According to Statista, the revenue of the e-commerce market has been constantly increasing over the past few years. It is estimated that US e-commerce will continuously grow between 2025 and 2029 by $498.2 billion, which equals 37.16%. With an increase in e-retail shopping, there are frauds and other breaches. Here comes the role of KYC in the picture.

KYC for e-retailers involves confirming the identity of customers to prevent deception, enhance security, and comply with regulations. It plays an essential role in building trust with genuine buyers while deterring fraudulent activities. 

Effective KYC processes not only safeguard customer data but also improve operational efficiency and reduce financial losses.

Verify Identity Without Creating Friction

While KYC is essential for fraud prevention, poorly designed processes can create friction that frustrates customers and leads to cart abandonment. 

As per AU10TIX, KYC is primarily done for assessing their financial backgrounds and potential risk of fraud. The verification process begins as soon as an individual initiates the process of opening an account or any form of financial activity.

A secure KYC identity verification doesn’t have to be frustrating and time-consuming. Lengthy forms, repeated identity checks, and slow verification methods can interrupt the shopping experience, causing users to disengage.

E-retailers can provide security and convenience by using seamless verification techniques such as biometric scans, AI-powered document checks, and single sign-on options. These tools allow for swift, accurate identity confirmation without disrupting the user journey. Secure KYC identity verification ensures that customers are protected while enjoying an efficient and hassle-free shopping experience.

Can customers abandon carts due to lengthy KYC processes?

Yes, customers can abandon carts if KYC processes are too lengthy or complicated. A slow or intrusive verification experience disrupts the buying flow and causes frustration. E-retailers risk losing sales when shoppers prioritise convenience. Streamlined, user-friendly KYC helps prevent drop-offs and keeps the checkout process smooth.

Risk-Based Authentication Models

Risk-based authentication models assess the risk level of a user’s actions in real time, adjusting security measures accordingly. These models consider factors like location, device type, and transaction value to determine the likelihood of fraud. 

As per the Financial Crime Academy, the risk-based approach is a practical method for applying the updated Financial Action Task Force (FATF) International Standards. These standards are aimed at combating money laundering (ML), terrorist financing, and proliferation, as outlined in the 2012 revisions.

When integrated with KYC, they enhance identity verification by applying stricter checks only when necessary. This targeted approach improves fraud detection and also minimises disruption for low-risk users. It makes the overall consumer experience more seamless while retaining high security standards.

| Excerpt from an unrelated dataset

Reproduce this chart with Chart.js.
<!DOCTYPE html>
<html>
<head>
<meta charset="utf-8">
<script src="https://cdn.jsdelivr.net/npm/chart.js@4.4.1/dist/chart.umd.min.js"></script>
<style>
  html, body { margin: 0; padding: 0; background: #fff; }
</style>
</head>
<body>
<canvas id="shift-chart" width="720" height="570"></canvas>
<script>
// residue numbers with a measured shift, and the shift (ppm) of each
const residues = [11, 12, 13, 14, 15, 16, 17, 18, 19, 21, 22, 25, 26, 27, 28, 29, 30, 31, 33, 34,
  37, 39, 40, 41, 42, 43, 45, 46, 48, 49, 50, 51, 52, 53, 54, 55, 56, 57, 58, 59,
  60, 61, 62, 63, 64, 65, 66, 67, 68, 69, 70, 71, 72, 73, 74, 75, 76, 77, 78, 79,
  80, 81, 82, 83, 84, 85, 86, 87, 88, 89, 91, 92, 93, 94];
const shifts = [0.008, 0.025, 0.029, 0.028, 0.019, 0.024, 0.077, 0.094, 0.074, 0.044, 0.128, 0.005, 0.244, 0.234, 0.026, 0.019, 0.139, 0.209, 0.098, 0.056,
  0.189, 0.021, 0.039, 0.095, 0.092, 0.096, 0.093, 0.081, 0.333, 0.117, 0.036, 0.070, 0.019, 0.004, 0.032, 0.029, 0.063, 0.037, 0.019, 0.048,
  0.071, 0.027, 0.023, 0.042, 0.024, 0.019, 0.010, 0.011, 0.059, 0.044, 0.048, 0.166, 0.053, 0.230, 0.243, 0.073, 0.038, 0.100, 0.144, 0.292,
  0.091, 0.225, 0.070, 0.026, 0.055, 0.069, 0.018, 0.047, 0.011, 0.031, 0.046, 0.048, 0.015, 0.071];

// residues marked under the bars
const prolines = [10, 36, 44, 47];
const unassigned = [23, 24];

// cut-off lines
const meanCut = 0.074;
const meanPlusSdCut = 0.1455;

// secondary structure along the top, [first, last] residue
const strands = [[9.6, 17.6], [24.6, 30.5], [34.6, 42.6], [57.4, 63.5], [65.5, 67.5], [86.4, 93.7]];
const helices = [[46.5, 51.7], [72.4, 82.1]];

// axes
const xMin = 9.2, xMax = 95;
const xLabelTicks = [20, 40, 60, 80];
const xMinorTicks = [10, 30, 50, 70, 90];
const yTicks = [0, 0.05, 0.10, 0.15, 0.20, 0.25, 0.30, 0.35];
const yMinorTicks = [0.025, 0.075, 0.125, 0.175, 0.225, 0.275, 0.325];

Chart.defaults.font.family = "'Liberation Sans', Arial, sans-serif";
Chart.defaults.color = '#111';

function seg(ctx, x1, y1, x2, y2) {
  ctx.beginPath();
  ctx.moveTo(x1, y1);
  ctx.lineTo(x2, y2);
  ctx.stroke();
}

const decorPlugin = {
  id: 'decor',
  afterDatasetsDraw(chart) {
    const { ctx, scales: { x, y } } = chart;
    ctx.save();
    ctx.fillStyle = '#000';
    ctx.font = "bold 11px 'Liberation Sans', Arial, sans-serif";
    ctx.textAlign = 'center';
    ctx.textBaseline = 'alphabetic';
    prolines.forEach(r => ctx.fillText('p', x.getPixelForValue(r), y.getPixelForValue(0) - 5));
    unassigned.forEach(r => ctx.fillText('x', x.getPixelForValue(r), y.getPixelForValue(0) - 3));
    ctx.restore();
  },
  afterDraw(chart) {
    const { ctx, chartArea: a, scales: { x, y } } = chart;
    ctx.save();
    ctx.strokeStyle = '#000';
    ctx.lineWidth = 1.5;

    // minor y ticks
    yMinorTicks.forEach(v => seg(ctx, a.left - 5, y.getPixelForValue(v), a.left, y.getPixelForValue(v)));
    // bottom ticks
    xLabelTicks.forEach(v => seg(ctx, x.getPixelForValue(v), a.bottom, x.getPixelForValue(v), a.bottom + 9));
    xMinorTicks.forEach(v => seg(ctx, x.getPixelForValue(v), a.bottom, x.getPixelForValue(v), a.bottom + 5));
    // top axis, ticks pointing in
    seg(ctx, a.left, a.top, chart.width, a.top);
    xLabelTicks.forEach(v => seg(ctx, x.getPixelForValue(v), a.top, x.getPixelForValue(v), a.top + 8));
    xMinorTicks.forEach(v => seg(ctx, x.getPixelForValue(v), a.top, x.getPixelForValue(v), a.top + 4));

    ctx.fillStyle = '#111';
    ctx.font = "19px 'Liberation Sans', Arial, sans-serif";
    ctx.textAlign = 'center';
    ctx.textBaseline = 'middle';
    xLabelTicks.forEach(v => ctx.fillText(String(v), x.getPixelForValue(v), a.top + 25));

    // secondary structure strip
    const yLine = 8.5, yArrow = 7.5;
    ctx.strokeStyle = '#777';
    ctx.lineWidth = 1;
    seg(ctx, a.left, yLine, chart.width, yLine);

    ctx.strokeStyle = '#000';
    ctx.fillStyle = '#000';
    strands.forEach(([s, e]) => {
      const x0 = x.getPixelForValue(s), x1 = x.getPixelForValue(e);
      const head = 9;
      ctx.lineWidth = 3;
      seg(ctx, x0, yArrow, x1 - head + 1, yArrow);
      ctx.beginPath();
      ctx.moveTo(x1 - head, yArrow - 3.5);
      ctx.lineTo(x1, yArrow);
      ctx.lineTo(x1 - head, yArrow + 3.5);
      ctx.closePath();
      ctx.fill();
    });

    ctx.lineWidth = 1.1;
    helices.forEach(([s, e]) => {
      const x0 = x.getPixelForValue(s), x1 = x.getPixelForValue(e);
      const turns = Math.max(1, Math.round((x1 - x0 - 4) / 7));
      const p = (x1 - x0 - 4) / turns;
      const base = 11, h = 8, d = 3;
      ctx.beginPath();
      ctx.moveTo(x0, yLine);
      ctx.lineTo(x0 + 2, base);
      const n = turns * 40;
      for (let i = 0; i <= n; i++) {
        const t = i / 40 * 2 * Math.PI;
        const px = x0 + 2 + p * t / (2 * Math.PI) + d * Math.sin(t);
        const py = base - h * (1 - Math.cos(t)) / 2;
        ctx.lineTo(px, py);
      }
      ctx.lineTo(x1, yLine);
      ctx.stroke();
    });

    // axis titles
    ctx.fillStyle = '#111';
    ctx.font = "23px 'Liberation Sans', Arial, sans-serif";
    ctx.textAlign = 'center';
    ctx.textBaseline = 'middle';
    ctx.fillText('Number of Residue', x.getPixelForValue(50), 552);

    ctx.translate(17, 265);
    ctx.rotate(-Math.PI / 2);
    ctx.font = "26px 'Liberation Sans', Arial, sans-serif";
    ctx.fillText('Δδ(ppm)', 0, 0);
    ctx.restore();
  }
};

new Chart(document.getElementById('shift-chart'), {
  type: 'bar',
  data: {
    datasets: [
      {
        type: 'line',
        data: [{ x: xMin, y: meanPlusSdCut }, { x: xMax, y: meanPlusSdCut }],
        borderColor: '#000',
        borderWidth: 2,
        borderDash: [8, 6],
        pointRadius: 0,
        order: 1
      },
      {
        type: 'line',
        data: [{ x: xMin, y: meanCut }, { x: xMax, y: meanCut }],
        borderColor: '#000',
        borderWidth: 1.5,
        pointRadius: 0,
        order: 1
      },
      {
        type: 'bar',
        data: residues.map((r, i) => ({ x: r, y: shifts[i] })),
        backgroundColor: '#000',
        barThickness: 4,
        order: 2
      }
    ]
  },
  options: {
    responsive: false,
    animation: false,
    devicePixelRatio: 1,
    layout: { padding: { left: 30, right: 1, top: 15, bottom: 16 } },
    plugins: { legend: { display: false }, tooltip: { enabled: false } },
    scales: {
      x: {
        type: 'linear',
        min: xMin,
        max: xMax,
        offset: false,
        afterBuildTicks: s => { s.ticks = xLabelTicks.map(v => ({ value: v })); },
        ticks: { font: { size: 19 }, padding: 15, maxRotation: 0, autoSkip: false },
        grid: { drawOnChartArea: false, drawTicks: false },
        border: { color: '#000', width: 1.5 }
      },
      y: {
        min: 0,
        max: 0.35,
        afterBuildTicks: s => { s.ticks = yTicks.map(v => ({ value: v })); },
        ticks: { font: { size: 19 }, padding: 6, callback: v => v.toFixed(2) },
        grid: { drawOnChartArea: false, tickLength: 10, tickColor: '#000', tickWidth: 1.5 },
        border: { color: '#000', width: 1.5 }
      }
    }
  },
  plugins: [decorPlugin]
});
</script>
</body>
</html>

How can platforms avoid bias in risk-based identity checks?

Platforms can avoid bias checks by using diverse, representative data sets and regularly auditing their algorithms for fairness. Transparent criteria and continuous machine learning updates help reduce discriminatory outcomes. Including human oversight in high-risk cases also ensures more balanced decision-making and ethical identity verification practices.

Leverage Data and Machine Learning for KYC

Advertising Week states that traditional manual and rules-based KYC methods are time-intensive and susceptible to mistakes. With more than 90% of treasurers facing greater difficulties in handling KYC requests, there has been a growing need for more efficient solutions.

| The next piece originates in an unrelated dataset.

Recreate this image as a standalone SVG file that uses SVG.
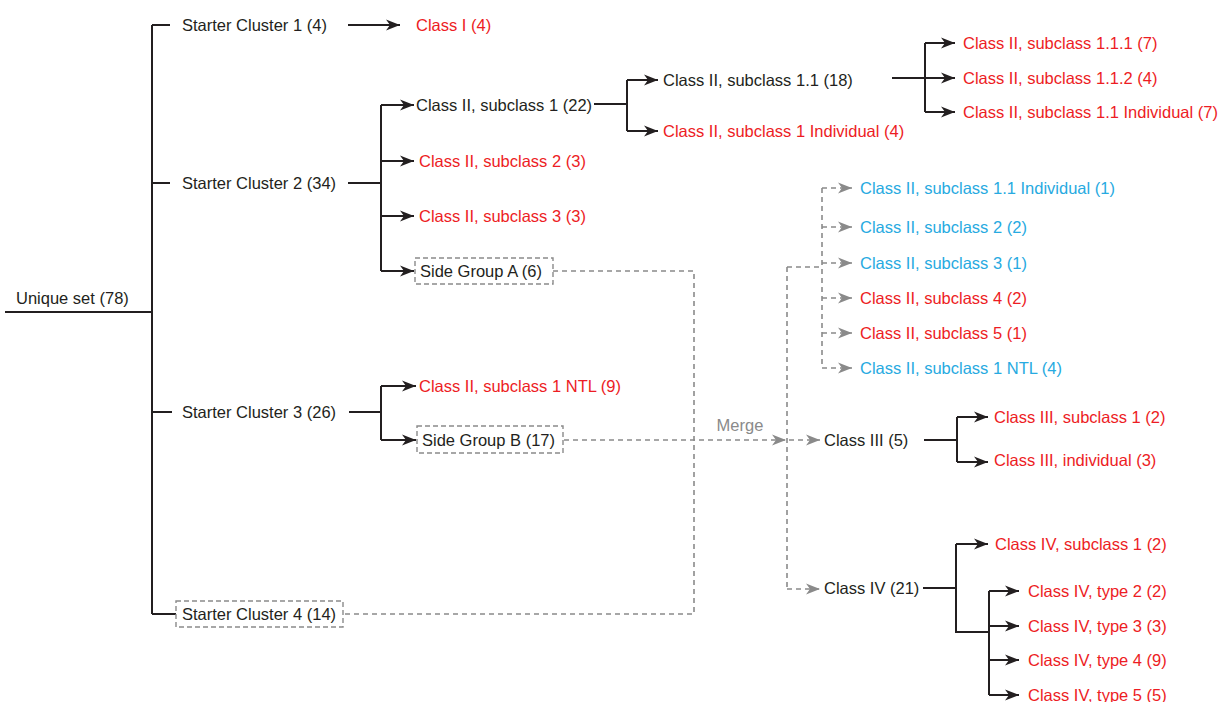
<svg xmlns="http://www.w3.org/2000/svg" width="1225" height="702" viewBox="0 0 1225 702">
<defs>
<style>
text{font-family:"Liberation Sans",Arial,sans-serif;font-size:16.5px;fill:#231f20}
.r{fill:#ed1c24}
.b{fill:#27aae1}
.g{fill:#8a8a8a}
.ln{fill:none;stroke:#231f20;stroke-width:2}
.ar{fill:none;stroke:#231f20;stroke-width:2;marker-end:url(#ab)}
.dl{fill:none;stroke:#8a8a8a;stroke-width:1.6;stroke-dasharray:5 4}
.da{fill:none;stroke:#8a8a8a;stroke-width:1.6;stroke-dasharray:5 4;marker-end:url(#ag)}
.box{fill:none;stroke:#8a8a8a;stroke-width:1.4;stroke-dasharray:5 3}
</style>
<marker id="ab" markerWidth="16" markerHeight="12" refX="14" refY="6" orient="auto" markerUnits="userSpaceOnUse"><path d="M0,0.5 L14,6 L0,11.5 L4,6 z" fill="#231f20"/></marker>
<marker id="ag" markerWidth="16" markerHeight="12" refX="14" refY="6" orient="auto" markerUnits="userSpaceOnUse"><path d="M0,0.5 L14,6 L0,11.5 L4,6 z" fill="#8a8a8a"/></marker>
</defs>
<rect width="1225" height="702" fill="#ffffff"/>
<g id="connectors">
<path class="ln" d="M5,312 H152 M152,25 V614 M152,25 H170 M152,183 H170 M152,412 H172 M152,614 H176"/>
<path class="ar" d="M348,25 H400"/>
<path class="ln" d="M348,183 H381 M381,105 V271"/>
<path class="ar" d="M381,105 H414"/>
<path class="ar" d="M381,161 H414"/>
<path class="ar" d="M381,216 H414"/>
<path class="ar" d="M381,271 H414"/>
<path class="ln" d="M594,104 H627 M627,80 V131"/>
<path class="ar" d="M627,80 H658"/>
<path class="ar" d="M627,131 H658"/>
<path class="ar" d="M892,78 H955"/>
<path class="ln" d="M925,43 V112"/>
<path class="ar" d="M925,43 H955"/>
<path class="ar" d="M925,112 H955"/>
<path class="ln" d="M349,412 H381 M381,386 V440"/>
<path class="ar" d="M381,386 H416"/>
<path class="ar" d="M381,440 H416"/>
<path class="dl" d="M553,271 H694 V614 H343"/>
<path class="da" d="M564,440 H786"/>
<path class="dl" d="M787,267 V589 M787,267 H822 M822,188 V368"/>
<path class="da" d="M822,188 H852"/>
<path class="da" d="M822,227 H852"/>
<path class="da" d="M822,263 H852"/>
<path class="da" d="M822,298 H852"/>
<path class="da" d="M822,333 H852"/>
<path class="da" d="M822,368 H852"/>
<path class="da" d="M789,440 H820"/>
<path class="da" d="M787,589 H820"/>
<path class="ln" d="M924,440 H957 M957,417 V462"/>
<path class="ar" d="M957,417 H988"/>
<path class="ar" d="M957,462 H988"/>
<path class="ln" d="M923,588 H956 M956,544 V632 H989 M989,591 V695"/>
<path class="ar" d="M956,544 H988"/>
<path class="ar" d="M989,591 H1019"/>
<path class="ar" d="M989,626 H1019"/>
<path class="ar" d="M989,660 H1019"/>
<path class="ar" d="M989,695 H1019"/>
</g>
<g id="unique-set"><text x="16" y="304">Unique set (78)</text></g>
<g id="starter-cluster-1"><text x="182" y="31">Starter Cluster 1 (4)</text></g>
<g id="class-i"><text class="r" x="416" y="31">Class I (4)</text></g>
<g id="starter-cluster-2"><text x="182" y="189">Starter Cluster 2 (34)</text></g>
<g id="c2-sub1"><text x="416" y="111">Class II, subclass 1 (22)</text></g>
<g id="c2-sub2"><text class="r" x="419" y="167">Class II, subclass 2 (3)</text></g>
<g id="c2-sub3"><text class="r" x="419" y="222">Class II, subclass 3 (3)</text></g>
<g id="side-group-a"><rect class="box" x="415" y="258" width="138" height="26"/><text x="420" y="277">Side Group A (6)</text></g>
<g id="c2-sub1-1"><text x="663" y="86">Class II, subclass 1.1 (18)</text></g>
<g id="c2-sub1-ind"><text class="r" x="663" y="137">Class II, subclass 1 Individual (4)</text></g>
<g id="c2-sub1-1-1"><text class="r" x="963" y="49">Class II, subclass 1.1.1 (7)</text></g>
<g id="c2-sub1-1-2"><text class="r" x="963" y="84">Class II, subclass 1.1.2 (4)</text></g>
<g id="c2-sub1-1-ind"><text class="r" x="963" y="118">Class II, subclass 1.1 Individual (7)</text></g>
<g id="starter-cluster-3"><text x="182" y="418">Starter Cluster 3 (26)</text></g>
<g id="c2-sub1-ntl"><text class="r" x="419" y="392">Class II, subclass 1 NTL (9)</text></g>
<g id="side-group-b"><rect class="box" x="417" y="426" width="146" height="27"/><text x="422" y="446">Side Group B (17)</text></g>
<g id="starter-cluster-4"><rect class="box" x="176" y="601" width="167" height="26"/><text x="182" y="620">Starter Cluster 4 (14)</text></g>
<g id="merge-label"><text class="g" x="740" y="431" text-anchor="middle">Merge</text></g>
<g id="m-sub1-1-ind"><text class="b" x="860" y="194">Class II, subclass 1.1 Individual (1)</text></g>
<g id="m-sub2"><text class="b" x="860" y="233">Class II, subclass 2 (2)</text></g>
<g id="m-sub3"><text class="b" x="860" y="269">Class II, subclass 3 (1)</text></g>
<g id="m-sub4"><text class="r" x="860" y="304">Class II, subclass 4 (2)</text></g>
<g id="m-sub5"><text class="r" x="860" y="339">Class II, subclass 5 (1)</text></g>
<g id="m-sub1-ntl"><text class="b" x="860" y="374">Class II, subclass 1 NTL (4)</text></g>
<g id="class-iii"><text x="824" y="446">Class III (5)</text></g>
<g id="c3-sub1"><text class="r" x="994" y="423">Class III, subclass 1 (2)</text></g>
<g id="c3-ind"><text class="r" x="994" y="466">Class III, individual (3)</text></g>
<g id="class-iv"><text x="824" y="594">Class IV (21)</text></g>
<g id="c4-sub1"><text class="r" x="995" y="550">Class IV, subclass 1 (2)</text></g>
<g id="c4-t2"><text class="r" x="1028" y="597">Class IV, type 2 (2)</text></g>
<g id="c4-t3"><text class="r" x="1028" y="632">Class IV, type 3 (3)</text></g>
<g id="c4-t4"><text class="r" x="1028" y="666">Class IV, type 4 (9)</text></g>
<g id="c4-t5"><text class="r" x="1028" y="701">Class IV, type 5 (5)</text></g>
</svg>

E-retailers can enhance KYC efforts by integrating AI and machine learning technologies to analyse user behaviour and detect anomalies in real-time. These technologies enable platforms to automate identity verification, spot fraudulent patterns, and adapt security measures dynamically. 

Machine learning models improve accuracy over time, reducing false positives and streamlining customer onboarding. 

How can ML improve KYC decisions without compromising privacy?

Machine learning improves KYC decisions by detecting fraud patterns and anomalies with high accuracy, reducing manual errors. Privacy is protected through data anonymisation and federated learning, which analyse data without exposing personal details. This balance ensures secure, efficient identity checks while respecting users’ privacy rights.

Build Customer Trust Through Transparent Practices

Transparent practices are essential for e-retailers implementing KYC to build customer trust and loyalty. Communicating how customer data is collected, used, and protected reassures users and fosters confidence in the platform. Offering easy-to-understand privacy policies and giving customers control over their information enhances the perception of fairness and accountability. 

According to Business.com, firms that adopt transparency in their operations build robust, positive relationships that increase long-term client loyalty. Around 72% of customers stated that transparency is important or extremely important.

Transparency not only strengthens brand reputation but also encourages customer loyalty. When users feel respected and secure, they are more likely to complete transactions and maintain long-term relationships with the business.

Stay Compliant with Regional and International Regulations

Adhering to regional and international regulations is vital for e-retailers to avoid legal penalties and maintain operational integrity. Laws such as the GDPR in Europe or the CCPA in California set strict standards for data handling and identity verification. 

By aligning KYC processes with these frameworks, platforms demonstrate accountability and respect for customer privacy. 

Staying compliant also builds credibility, especially in global markets, where regulatory differences can be complex. Proactive compliance ensures smoother cross-border transactions and reduces the risk of costly violations.

Securing Trust and Growth with Effective KYC

Incorporating robust KYC strategies is essential for e-retailers to prevent fraud while ensuring a seamless customer experience. Advanced technologies like machine learning and adopting transparent practices, platforms can mitigate risks and stay compliant with regulations. 

Effective KYC not only enhances security but also builds customer trust, fostering long-term relationships and supporting sustainable business growth in an increasingly digital marketplace.